Just offshore, outside the upscale Sabbia Beach luxury condominiums scheduled to open in 2018, is a stretch of the Atlantic known as the “wreck capital” of Florida. This ominous-sounding term refers to the many shipwrecks that lurk just offshore, and attract serious diving enthusiasts from all over the world.
Most of these ships were sunk deliberately after their useful lives to provide an artificial reef which attracts an array of marine life, while also helping to slow the erosion of the coastline. Certified environmentally safe before being scuttled, these intentional wrecks serve to increase tourism as they allow a thriving dive industry to flourish.
While numerous opportunities for scuba diving and snorkeling in the crystal-clear waters off Pompano Beach are accessible from the shore, wreck diving provides an additional attraction for more advanced divers.
Just last summer, the 324-ft.
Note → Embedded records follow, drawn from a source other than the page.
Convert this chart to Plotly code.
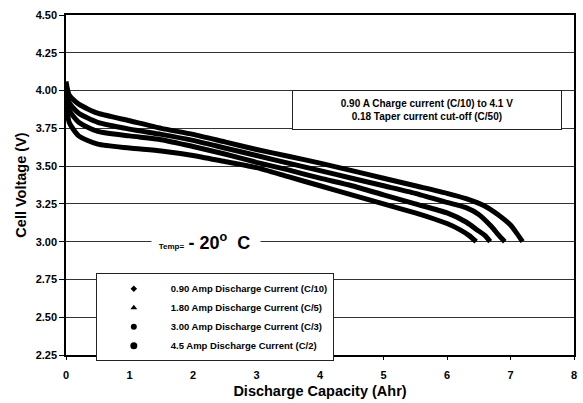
import plotly.graph_objects as go

# ---- data ----
cap_090 = [0, 0.05, 0.2, 0.5, 1.0, 1.5, 2.0, 2.5, 3.0, 3.5, 4.0, 4.5, 5.0, 5.5, 6.0, 6.3, 6.6, 6.8, 7.0, 7.1, 7.19]
v_090 = [4.06, 3.97, 3.91, 3.85, 3.80, 3.75, 3.71, 3.66, 3.61, 3.565, 3.52, 3.47, 3.42, 3.37, 3.32, 3.285, 3.235, 3.18, 3.11, 3.055, 3.00]

cap_180 = [0, 0.05, 0.2, 0.5, 1.0, 1.5, 2.0, 2.5, 3.0, 3.5, 4.0, 4.5, 5.0, 5.5, 6.0, 6.3, 6.5, 6.7, 6.8, 6.91]
v_180 = [4.03, 3.92, 3.85, 3.79, 3.745, 3.71, 3.67, 3.62, 3.57, 3.52, 3.47, 3.42, 3.37, 3.32, 3.26, 3.225, 3.18, 3.10, 3.05, 3.00]

cap_300 = [0, 0.05, 0.2, 0.5, 1.0, 1.5, 2.0, 2.5, 3.0, 3.5, 4.0, 4.5, 5.0, 5.5, 6.0, 6.3, 6.5, 6.6, 6.68]
v_300 = [3.99, 3.87, 3.79, 3.73, 3.70, 3.675, 3.63, 3.58, 3.525, 3.475, 3.42, 3.37, 3.31, 3.25, 3.19, 3.13, 3.07, 3.04, 3.00]

cap_450 = [0, 0.05, 0.2, 0.5, 1.0, 1.5, 2.0, 2.5, 3.0, 3.5, 4.0, 4.5, 5.0, 5.5, 5.8, 6.0, 6.2, 6.35, 6.46]
v_450 = [3.95, 3.79, 3.70, 3.645, 3.62, 3.60, 3.57, 3.53, 3.49, 3.43, 3.37, 3.31, 3.25, 3.19, 3.15, 3.12, 3.08, 3.04, 3.00]

series_names = [
    "0.90 Amp Discharge Current (C/10)",
    "1.80 Amp Discharge Current (C/5)",
    "3.00 Amp Discharge Current (C/3)",
    "4.5 Amp Discharge Current (C/2)",
]
legend_symbols = ["diamond", "triangle-up", "circle", "circle"]
legend_sizes = [5, 6, 6, 7]

x_ticks = [0, 1, 2, 3, 4, 5, 6, 7, 8]
y_ticks = [2.25, 2.50, 2.75, 3.00, 3.25, 3.50, 3.75, 4.00, 4.25, 4.50]

FONT = "Arial, Liberation Sans, sans-serif"

fig = go.Figure()
curves = [(cap_090, v_090), (cap_180, v_180), (cap_300, v_300), (cap_450, v_450)]
for (cx, cy) in curves:
    fig.add_trace(go.Scatter(
        x=cx, y=cy, mode="lines",
        line=dict(color="black", width=5, shape="spline", smoothing=0.6),
        showlegend=False, hoverinfo="skip",
    ))
for name, sym, sz in zip(series_names, legend_symbols, legend_sizes):
    fig.add_trace(go.Scatter(
        x=[None], y=[None], mode="markers", name=name,
        marker=dict(color="black", symbol=sym, size=sz),
    ))

fig.update_layout(
    width=583, height=403,
    margin=dict(l=66, r=6, t=15, b=47),
    paper_bgcolor="white", plot_bgcolor="white",
    font=dict(family=FONT, color="black"),
    legend=dict(
        x=0.0587, y=0.2405, xanchor="left", yanchor="top",
        bgcolor="white", bordercolor="#222", borderwidth=1,
        font=dict(size=9.5, weight="bold", family=FONT),
        itemwidth=64, tracegroupgap=0,
    ),
    xaxis=dict(
        range=[0, 8], tickvals=x_ticks, ticktext=[str(v) for v in x_ticks],
        showgrid=False, zeroline=False,
        showline=True, linecolor="black", linewidth=1.5, mirror=True,
        ticks="outside", ticklen=3, tickcolor="black", ticklabelstandoff=6,
        tickfont=dict(size=11, weight="bold"),
        title=dict(text="Discharge Capacity (Ahr)", font=dict(size=14.5, weight="bold"), standoff=6),
    ),
    yaxis=dict(
        range=[2.25, 4.5], tickvals=y_ticks, ticktext=["%.2f" % v for v in y_ticks],
        showgrid=True, gridcolor="#333", gridwidth=1, zeroline=False,
        showline=True, linecolor="black", linewidth=1.5, mirror=True,
        ticks="outside", ticklen=5, tickcolor="black",
        tickfont=dict(size=11, weight="bold"),
        title=dict(text="Cell Voltage (V)", font=dict(size=14.5, weight="bold"), standoff=6),
    ),
    annotations=[
        dict(
            xref="paper", yref="paper", x=0.71, y=0.721,
            xanchor="center", yanchor="middle",
            text="0.90 A Charge current (C/10) to 4.1 V<br>0.18 Taper current cut-off (C/50)",
            showarrow=False, align="center",
            font=dict(size=10, weight="bold", family=FONT),
            bgcolor="white", bordercolor="#222", borderwidth=1,
            width=262, height=32, borderpad=3,
        ),
        dict(
            xref="paper", yref="paper", x=0.168, y=0.334, xanchor="left", yanchor="middle",
            text="<span style='font-size:8px'>   Temp=  </span>- 20<sup>o</sup>  C  ",
            showarrow=False, font=dict(size=18, weight="bold", family=FONT),
            bgcolor="white", borderpad=0,
        ),
    ],
)

fig.write_html("out.html")
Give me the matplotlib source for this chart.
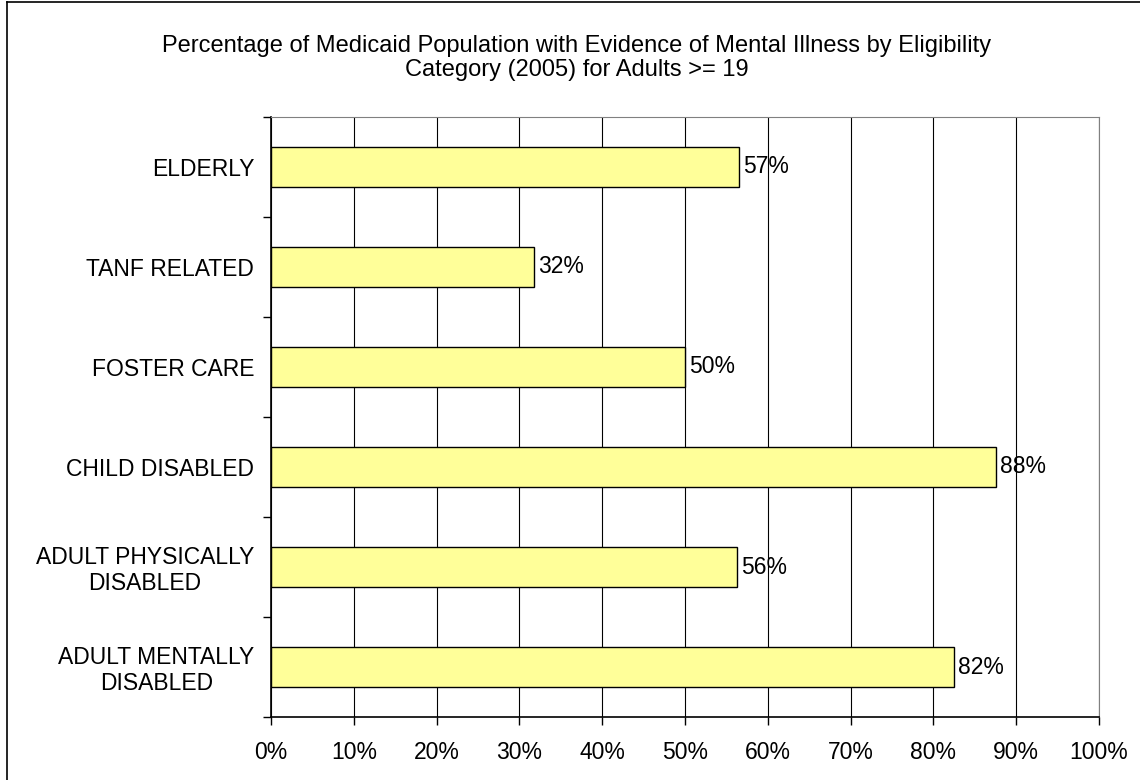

Lady Luck was sunk a mile-and-a-half from the Pompano Beach fishing pier, and serves as the cornerstone of Shipwreck Park. A tanker ship formerly known as Newtown Creek, Lady Luck was purchased from the city of New York by the non-profit organization Shipwreck Park, Inc. This organization was originally funded by the city of Pompano Beach and the Isle Casino Racing Pompano Park and others to form the backbone of a far-reaching endeavor which will also encompass the existing 16 shipwrecks in the area.
Beyond the usual opportunities for viewing marine life and the interior workings of the ships, Shipwreck Park also offers a unique and innovative experience as an underwater cultural arts attraction, as it will also provide a rotating display of art exhibits. The first, by Pompano Beach artist Dennis MacDonald, features a casino-themed array of such whimsical sculptures as a gambling-savvy octopus, giant dice and a poker table featuring “card sharks.”
“Our mission, starting with Lady Luck, is to preserve the reef ecosystem by developing this underwater cultural arts park as a significant dive attraction,” Shipwreck Park, Inc., chairman Greg Harrison told Scubadiving.com. “We think divers worldwide will love this new artificial reef, and we expect the popularity of Shipwreck Park to take pressure off of the natural coral reefs nearby.”
The draw for Shipwreck Park is its close proximity to shore, just a 10-minute boat ride, as opposed to the hours-long travel required to access wrecks in deeper waters. As noted above, wreck diving is generally restricted to more advanced divers who have been certified for this type of diving.
Any one of the numerous diving centers in and around Pompano Beach can accommodate trips to Shipwreck Park and the nearby wreck sites, and most offer the courses required for wreck diving.